Pendapat ini dikemukakan oleh Imam yang empat, yaitu Imam Malik, Imam Hanafi, Imam Syafi’i dan Imam Ahmad bin Hambal.

3. Wasiat makruh

Makruh apabila (i) orang yang berwasiat sedikit harta, sedang dia mempunyai seorang atau banyak ahli waris yang membutuhkan hartanya. Dan (ii) wasiat kepada orang yang fasik jika diketahui atau diduga keras bahwa mereka akan menggunakan harta itu di dalam kefasikan dan kerusakan.

4. Wasiat haram


(a) Wasiat yang lebih dari 1/3 (sepertiga)
(b) Wasiat kepada ahli waris.
(c) Haram jika ia merugikan ahli waris. Wasiat yang maksudnya merugikan ahli waris  seperti ini adalah batil, sekalipun wasiat itu mencapai sepertiga harta.
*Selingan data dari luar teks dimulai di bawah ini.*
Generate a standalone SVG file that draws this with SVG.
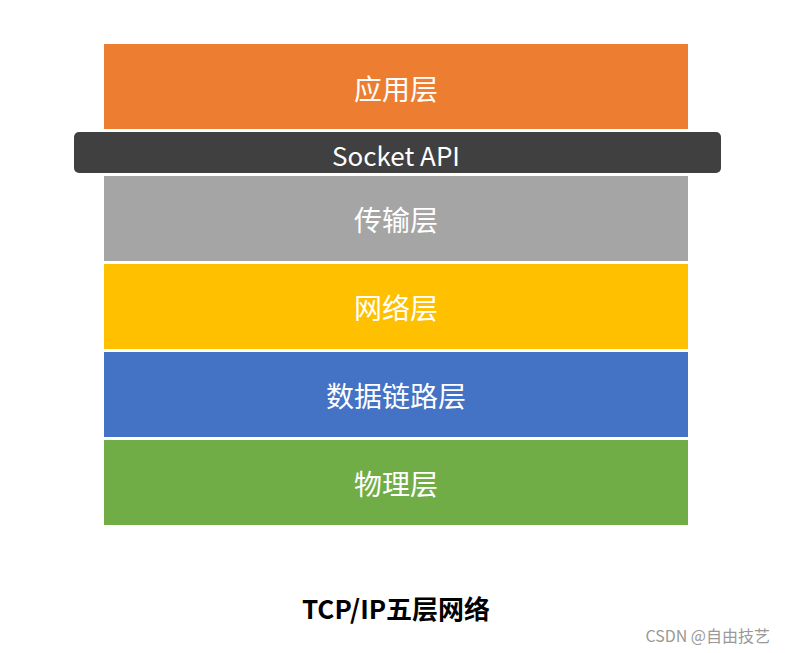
<svg xmlns="http://www.w3.org/2000/svg" width="785" height="653" viewBox="0 0 785 653">
<style>
.l{font-family:"Noto Sans CJK SC","Noto Sans",sans-serif;font-size:28px;fill:#fff;text-anchor:middle;dominant-baseline:central}
</style>
<rect width="785" height="653" fill="#fff"/>
<g id="app"><rect x="104" y="44" width="584" height="85" fill="#ED7D31"/><text class="l" x="396" y="88">应用层</text></g>
<g id="socket"><rect x="74" y="132" width="647" height="41" rx="5" fill="#404040"/><text class="l" x="396" y="154" style="font-size:26px">Socket API</text></g>
<g id="transport"><rect x="104" y="176" width="584" height="85" fill="#A5A5A5"/><text class="l" x="396" y="219">传输层</text></g>
<g id="network"><rect x="104" y="264" width="584" height="85" fill="#FFC000"/><text class="l" x="396" y="307">网络层</text></g>
<g id="datalink"><rect x="104" y="352" width="584" height="85" fill="#4472C4"/><text class="l" x="396" y="395">数据链路层</text></g>
<g id="physical"><rect x="104" y="440" width="584" height="85" fill="#70AD47"/><text class="l" x="396" y="483">物理层</text></g>
<g id="connectors"/>
<text x="396" y="607" font-family="Noto Sans CJK SC,sans-serif" font-size="26" font-weight="bold" fill="#000" text-anchor="middle" dominant-baseline="central">TCP/IP五层网络</text>
<text x="770" y="635" font-family="Noto Sans CJK SC,sans-serif" font-size="16" fill="#999" text-anchor="end" dominant-baseline="central">CSDN @自由技艺</text>
</svg>
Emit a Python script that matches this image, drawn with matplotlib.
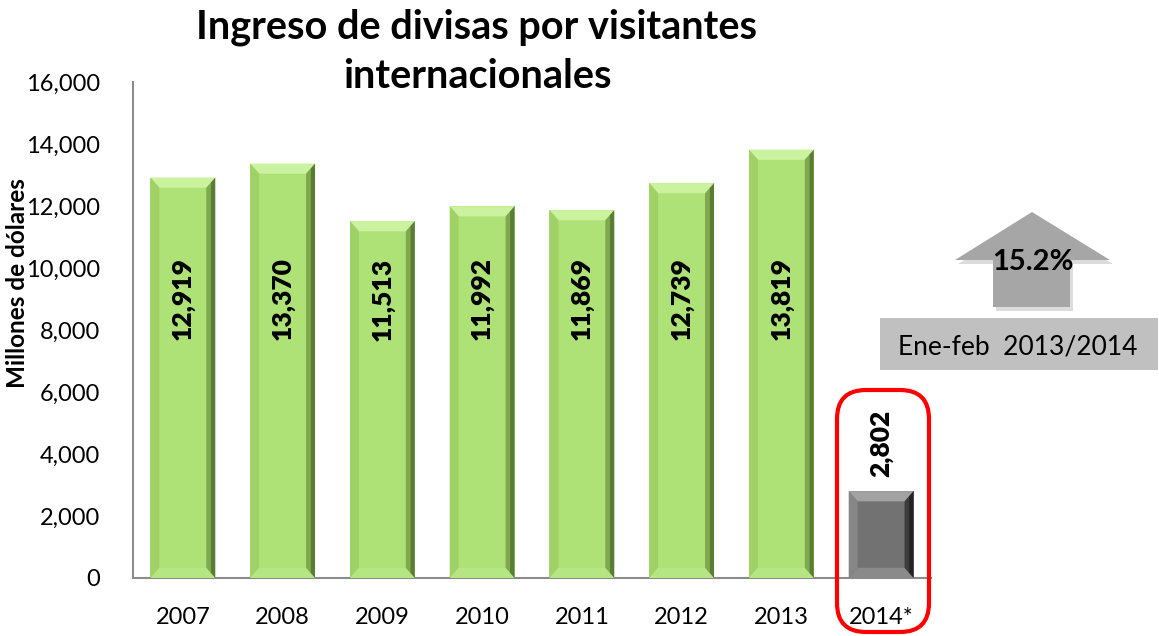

Diharamkan juga mewasiatkan khamar, membangun gereja, atau tempat hiburan.

5. Wasiat mubah(boleh)

Wasiat hukumnya mubah apabila ia ditujukan kepada orang yang kaya, baik orang yang diwasiati itu kerabat ataupun orang jauh (bukan kerabat). Menurut Imam syafi'i mubahnya wasiat karena bukan transaksi ibadah.